----- SUPPLIED INFORMATION -----

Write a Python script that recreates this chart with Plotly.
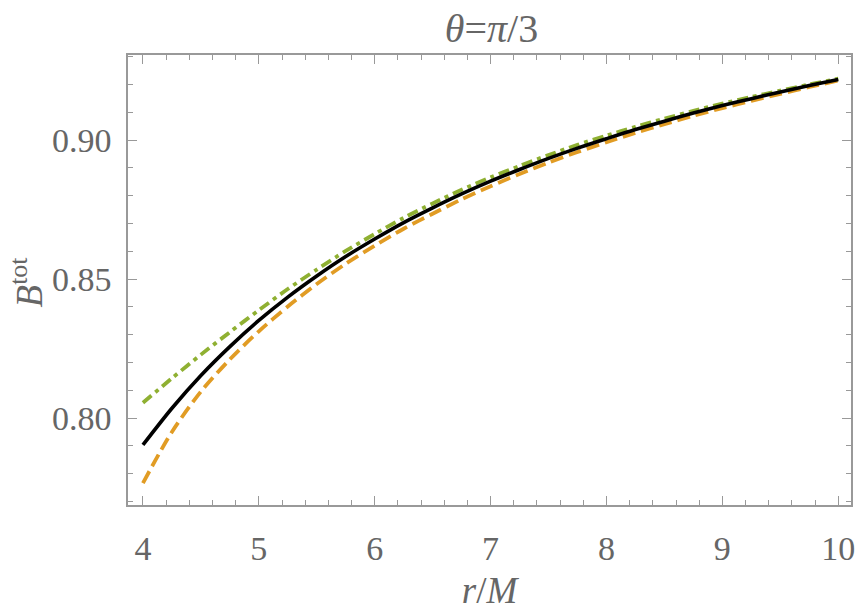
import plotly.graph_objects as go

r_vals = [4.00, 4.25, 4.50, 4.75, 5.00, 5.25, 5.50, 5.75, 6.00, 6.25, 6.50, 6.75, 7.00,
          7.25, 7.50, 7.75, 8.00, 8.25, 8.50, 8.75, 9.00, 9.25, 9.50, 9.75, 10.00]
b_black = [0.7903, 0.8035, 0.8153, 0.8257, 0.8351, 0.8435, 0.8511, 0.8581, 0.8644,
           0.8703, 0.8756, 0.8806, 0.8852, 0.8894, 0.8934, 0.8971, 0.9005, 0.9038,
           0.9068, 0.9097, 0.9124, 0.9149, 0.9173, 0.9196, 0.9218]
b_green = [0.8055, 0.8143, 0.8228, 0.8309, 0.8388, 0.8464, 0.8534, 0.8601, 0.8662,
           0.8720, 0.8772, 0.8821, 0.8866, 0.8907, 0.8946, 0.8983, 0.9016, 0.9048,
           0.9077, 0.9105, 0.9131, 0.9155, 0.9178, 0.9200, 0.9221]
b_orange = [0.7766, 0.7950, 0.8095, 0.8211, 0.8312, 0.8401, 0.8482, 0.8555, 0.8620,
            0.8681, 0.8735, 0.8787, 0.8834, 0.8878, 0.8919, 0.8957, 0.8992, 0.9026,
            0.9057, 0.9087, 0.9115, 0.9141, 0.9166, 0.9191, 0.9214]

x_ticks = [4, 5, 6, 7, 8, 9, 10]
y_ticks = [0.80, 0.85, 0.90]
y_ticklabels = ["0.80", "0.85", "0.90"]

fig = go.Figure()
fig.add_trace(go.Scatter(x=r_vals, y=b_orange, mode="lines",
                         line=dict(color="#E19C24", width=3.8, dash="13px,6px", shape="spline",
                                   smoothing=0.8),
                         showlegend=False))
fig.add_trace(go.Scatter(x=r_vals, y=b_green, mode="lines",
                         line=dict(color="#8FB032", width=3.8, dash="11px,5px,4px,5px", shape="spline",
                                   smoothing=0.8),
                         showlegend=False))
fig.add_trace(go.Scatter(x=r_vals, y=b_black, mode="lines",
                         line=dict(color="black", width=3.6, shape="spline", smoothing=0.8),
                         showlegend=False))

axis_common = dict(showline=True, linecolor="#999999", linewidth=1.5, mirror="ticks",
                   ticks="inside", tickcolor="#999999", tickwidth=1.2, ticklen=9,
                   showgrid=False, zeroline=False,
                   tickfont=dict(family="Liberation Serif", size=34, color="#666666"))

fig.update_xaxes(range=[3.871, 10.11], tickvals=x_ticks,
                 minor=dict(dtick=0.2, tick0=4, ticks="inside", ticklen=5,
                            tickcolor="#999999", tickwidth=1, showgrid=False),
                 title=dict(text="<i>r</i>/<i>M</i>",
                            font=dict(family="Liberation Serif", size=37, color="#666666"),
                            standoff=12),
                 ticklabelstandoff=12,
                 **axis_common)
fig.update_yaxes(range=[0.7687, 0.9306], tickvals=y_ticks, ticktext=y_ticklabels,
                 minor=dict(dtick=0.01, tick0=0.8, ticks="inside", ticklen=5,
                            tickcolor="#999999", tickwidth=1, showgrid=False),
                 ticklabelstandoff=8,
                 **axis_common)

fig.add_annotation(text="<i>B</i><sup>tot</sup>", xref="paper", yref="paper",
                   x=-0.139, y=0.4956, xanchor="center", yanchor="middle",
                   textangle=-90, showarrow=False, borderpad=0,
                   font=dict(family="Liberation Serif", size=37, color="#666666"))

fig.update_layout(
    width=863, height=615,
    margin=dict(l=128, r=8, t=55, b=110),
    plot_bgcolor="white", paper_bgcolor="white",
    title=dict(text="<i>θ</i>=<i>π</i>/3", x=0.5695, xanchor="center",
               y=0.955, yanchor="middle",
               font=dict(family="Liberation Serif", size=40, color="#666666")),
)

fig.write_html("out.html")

-----

WORK TO COMPLETE -> Repeat verbatim all the material, but not the pictures.

TASK OUTPUT ->
Write a Python script that recreates this chart with Plotly.
import plotly.graph_objects as go

r_vals = [4.00, 4.25, 4.50, 4.75, 5.00, 5.25, 5.50, 5.75, 6.00, 6.25, 6.50, 6.75, 7.00,
          7.25, 7.50, 7.75, 8.00, 8.25, 8.50, 8.75, 9.00, 9.25, 9.50, 9.75, 10.00]
b_black = [0.7903, 0.8035, 0.8153, 0.8257, 0.8351, 0.8435, 0.8511, 0.8581, 0.8644,
           0.8703, 0.8756, 0.8806, 0.8852, 0.8894, 0.8934, 0.8971, 0.9005, 0.9038,
           0.9068, 0.9097, 0.9124, 0.9149, 0.9173, 0.9196, 0.9218]
b_green = [0.8055, 0.8143, 0.8228, 0.8309, 0.8388, 0.8464, 0.8534, 0.8601, 0.8662,
           0.8720, 0.8772, 0.8821, 0.8866, 0.8907, 0.8946, 0.8983, 0.9016, 0.9048,
           0.9077, 0.9105, 0.9131, 0.9155, 0.9178, 0.9200, 0.9221]
b_orange = [0.7766, 0.7950, 0.8095, 0.8211, 0.8312, 0.8401, 0.8482, 0.8555, 0.8620,
            0.8681, 0.8735, 0.8787, 0.8834, 0.8878, 0.8919, 0.8957, 0.8992, 0.9026,
            0.9057, 0.9087, 0.9115, 0.9141, 0.9166, 0.9191, 0.9214]

x_ticks = [4, 5, 6, 7, 8, 9, 10]
y_ticks = [0.80, 0.85, 0.90]
y_ticklabels = ["0.80", "0.85", "0.90"]

fig = go.Figure()
fig.add_trace(go.Scatter(x=r_vals, y=b_orange, mode="lines",
                         line=dict(color="#E19C24", width=3.8, dash="13px,6px", shape="spline",
                                   smoothing=0.8),
                         showlegend=False))
fig.add_trace(go.Scatter(x=r_vals, y=b_green, mode="lines",
                         line=dict(color="#8FB032", width=3.8, dash="11px,5px,4px,5px", shape="spline",
                                   smoothing=0.8),
                         showlegend=False))
fig.add_trace(go.Scatter(x=r_vals, y=b_black, mode="lines",
                         line=dict(color="black", width=3.6, shape="spline", smoothing=0.8),
                         showlegend=False))

axis_common = dict(showline=True, linecolor="#999999", linewidth=1.5, mirror="ticks",
                   ticks="inside", tickcolor="#999999", tickwidth=1.2, ticklen=9,
                   showgrid=False, zeroline=False,
                   tickfont=dict(family="Liberation Serif", size=34, color="#666666"))

fig.update_xaxes(range=[3.871, 10.11], tickvals=x_ticks,
                 minor=dict(dtick=0.2, tick0=4, ticks="inside", ticklen=5,
                            tickcolor="#999999", tickwidth=1, showgrid=False),
                 title=dict(text="<i>r</i>/<i>M</i>",
                            font=dict(family="Liberation Serif", size=37, color="#666666"),
                            standoff=12),
                 ticklabelstandoff=12,
                 **axis_common)
fig.update_yaxes(range=[0.7687, 0.9306], tickvals=y_ticks, ticktext=y_ticklabels,
                 minor=dict(dtick=0.01, tick0=0.8, ticks="inside", ticklen=5,
                            tickcolor="#999999", tickwidth=1, showgrid=False),
                 ticklabelstandoff=8,
                 **axis_common)

fig.add_annotation(text="<i>B</i><sup>tot</sup>", xref="paper", yref="paper",
                   x=-0.139, y=0.4956, xanchor="center", yanchor="middle",
                   textangle=-90, showarrow=False, borderpad=0,
                   font=dict(family="Liberation Serif", size=37, color="#666666"))

fig.update_layout(
    width=863, height=615,
    margin=dict(l=128, r=8, t=55, b=110),
    plot_bgcolor="white", paper_bgcolor="white",
    title=dict(text="<i>θ</i>=<i>π</i>/3", x=0.5695, xanchor="center",
               y=0.955, yanchor="middle",
               font=dict(family="Liberation Serif", size=40, color="#666666")),
)

fig.write_html("out.html")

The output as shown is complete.